Usually, when I make peanut sauces they're for satay, either the Thai version with fish sauce and coconut milk or the Indonesian version that uses sweet soy sauce. Both are uncooked dips in which the fresh peanut flavor is very much to the fore. (It can easily go too far. The trick is to switch out maybe a third of the peanuts or peanut butter for tahini. That's a bonus tip for you right there.)

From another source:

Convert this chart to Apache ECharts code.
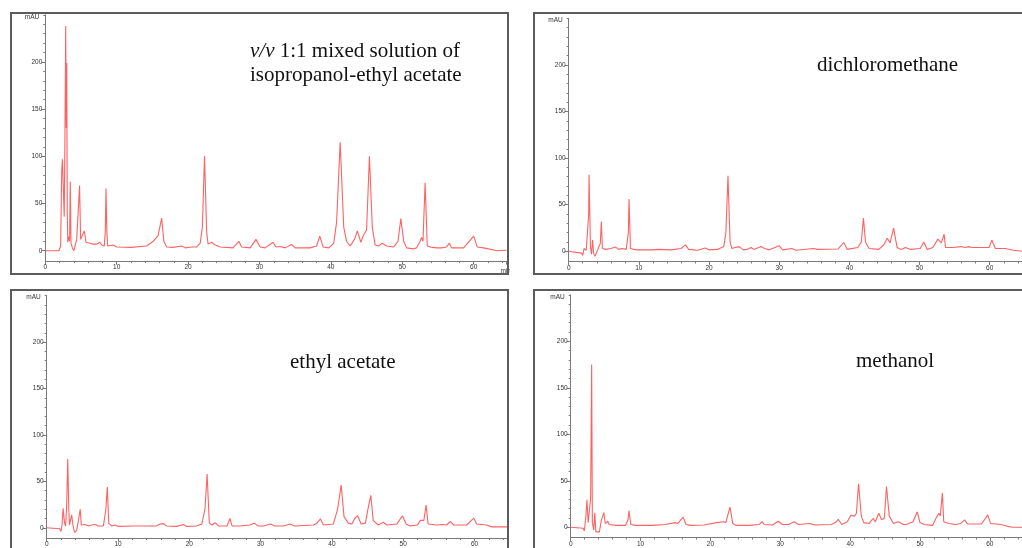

Here, the peanut butter has melded with the soy and oyster sauces to create a rich meaty tangy flavor. It's not impossible to pick the components out, but there is something greater than the parts created here. Over this foundation float the light notes of ginger, shallot and cilantro pairing with the bright flavor of the still slightly crisp beans and the slightly chewy scallops (which were a pretty good addition. Brining them really makes their flavors pop, too.)

Even with the beans, the sauce is pretty intense stuff, but a bowl of white rice mellowed it out nicely. Best green bean dish I've made in a while. If you haven't used yours yet, this is definitely a good way to go.

3 comments:

Anonymous said...

OK, I'll ask it here, though nobody seems to be able to answer this one when I've asked it before elsewhere. But all ideas are appreciated.

I'm allergic to peanuts, but my family is not - what is a tastefully-correct substitute? For peanut butter in a Thai recipe I used sunflower seed butter, but my family hissed and booed. Sesame paste (tahini) seems too grainy on the face of it. Ground up pine nuts or pecans or walnuts seem wrong on the taste scale (though that's based on smell - I haven't really tasted peanuts or peanut butter).

Suggestions?

billjac said...

I hope someone else has a better answer because I haven't got any bright ideas. Maybe hazelnuts? Closer than walnuts, anyway, I think.

Peanuts are pretty distinctive. You may have to accept that any substitute is going to have its own nature and adjust other flavors to accommodate.

LaDivaCucina said...

What about almond butter? It's such a nice flavor, though nothing near peanuts. Or cashew butter? Try it and let us know!